The team of scientists (more specifically biochemists and cardiologists) from the U.S., Canada, and Italty were led by the researchers from Johns Hopkins in a study that found three changes in the chemical make-up of a key structural protein. The protein, named desmin, was studied in the heart muscle cells of dogs. The build-up of harmful protein is a key in both Alzheimer’s disease and chronic heart failure.
Protein clusters, in regards to heart disease, come in the form of desmin amyloid proteins, very similar to the beta-amyloid plaques found in the brain of Alzheimer’s patients. Scientists believe that these plaques are responsible for the onset of Alzheimer’s disease. Now, the discovery of the altered desmin protein in heart muscle cells has linked chronic heart failure with Alzheimer’s disease through these misshapen lumps of protein.
In 2005, desmin proteins and amyloid-like debris were found in mice altered to develop chronic heart failure. However, until now, there was no link between the changes in desmin and the effect on organ function.

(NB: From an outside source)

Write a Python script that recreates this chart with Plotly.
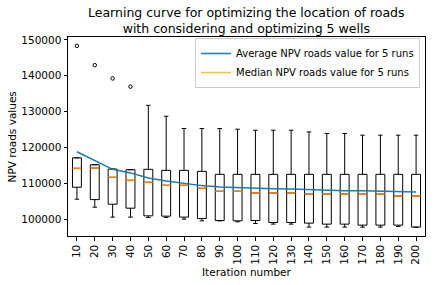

Now, the team of scientists and researchers have found results that detail the chemical changes of desmin, allowing them to study the link between the changes and malformations in the process of heart failure. The results aalso suggest that dangerous desmin-like amyloids may form in response to stress placed on the heart.

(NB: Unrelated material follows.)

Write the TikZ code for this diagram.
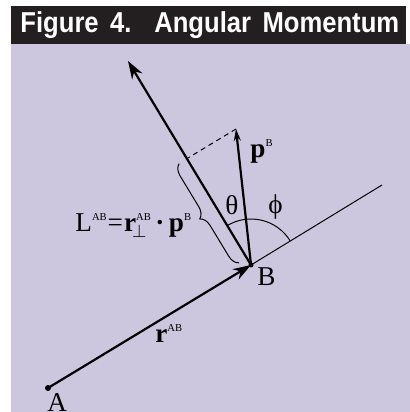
\documentclass[tikz,border=0pt]{standalone}
\usepackage{fontspec}
\setmainfont{Liberation Serif}
\newfontfamily\titlefont[FakeStretch=0.89, WordSpace=1.6]{Liberation Sans}
\usetikzlibrary{calc,arrows.meta,decorations.pathreplacing}
\definecolor{panel}{HTML}{CCC7DF}
\definecolor{titlebar}{HTML}{231F20}
\newcommand{\upidx}[1]{\raisebox{5.5pt}{\fontsize{5.3}{6}\selectfont #1}}
\tikzset{
  vecline/.style={line width=1.1pt, -{Stealth[length=9pt, width=6pt]}},
  pvecline/.style={line width=1.1pt, -{Stealth[length=6pt, width=3.5pt]}},
  thinline/.style={line width=0.5pt},
  guide/.style={thinline, dash pattern=on 2.5pt off 2pt},
  bracemark/.style={thinline, decorate, decoration={brace, amplitude=5.5pt}},
  lbl/.style={font=\fontsize{13.6}{15}\selectfont, inner sep=0pt, anchor=base west},
  titletext/.style={font={\fontsize{14.4}{16}\titlefont\bfseries}, text=white,
                    inner sep=0pt, anchor=base west},
}

\begin{document}
\begin{tikzpicture}[x=0.5pt, y=0.5pt]
    \useasboundingbox (0, 0) rectangle (410, 412);
    \fill[panel] (11, 0) rectangle (410, 368);
    \fill[titlebar] (11, 368) rectangle (406, 405.5);
    \node[titletext] (title) at (20, 379) {Figure 4.\ \ Angular Momentum};
    \coordinate (A) at (48, 24);
    \coordinate (B) at (251, 147);
    \coordinate (rEnd) at (382, 227);
    \coordinate (pTip) at (236, 283);
    \coordinate (LTip) at (128, 351);
    \coordinate (foot) at ($(B)!(pTip)!(LTip)$);
    \coordinate (braceLo) at ($(B)+(121.2:8)+(211.2:9)$);
    \coordinate (braceHi) at ($(B)+(121.2:124)+(211.2:9)$);
    \draw[thinline] (B) -- (rEnd);
    \draw[thinline] ($(B)+(31.2:46)$) arc[start angle=31.2, end angle=121.2, radius=46];
    \draw[guide] (pTip) -- (foot);
    \draw[bracemark] (braceLo) -- (braceHi);
    \draw[vecline] (A) -- (B);
    \draw[vecline] (B) -- (LTip);
    \draw[pvecline] (B) -- (pTip);
    \fill (A) circle[radius=3];
    \fill (B) circle[radius=2.5];
    \node[lbl] (labA) at (47, 1) {A};
    \node[lbl] (labB) at (257, 126) {B};
    \node[lbl, anchor=base] (theta) at (232, 197) {θ};
    \node[lbl, anchor=base] (phi) at (275.5, 198) {ϕ};
    \node[lbl] (pB) at (250, 254.5) {\textbf{p}\upidx{B}};
    \node[lbl] (rAB) at (155, 69) {\textbf{r}\upidx{AB}};
    \node[lbl] (LAB) at (75, 180)
      {L\upidx{AB}\kern0.5pt=\kern0.5pt\textbf{r}\rlap{\kern-2pt\raisebox{-3pt}{\fontsize{9}{10}\selectfont$\perp$}}\upidx{AB}\,\textbf{·}\,\textbf{p}\upidx{B}};
\end{tikzpicture}
\end{document}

The study and analysis was presented the American Heart Association’s annual Scientific Sessions in Orlando, Florida. The new finding is big news for researchers of heart failure, as it helps them pinpoint the biological cause of heart disease, and whether it is an amyloid-related disease like Alzheimer’s.
Researchers are now planning to analyze each change in the chemical make-up of the desmin protein, in hopes of discovering the biological impact of each.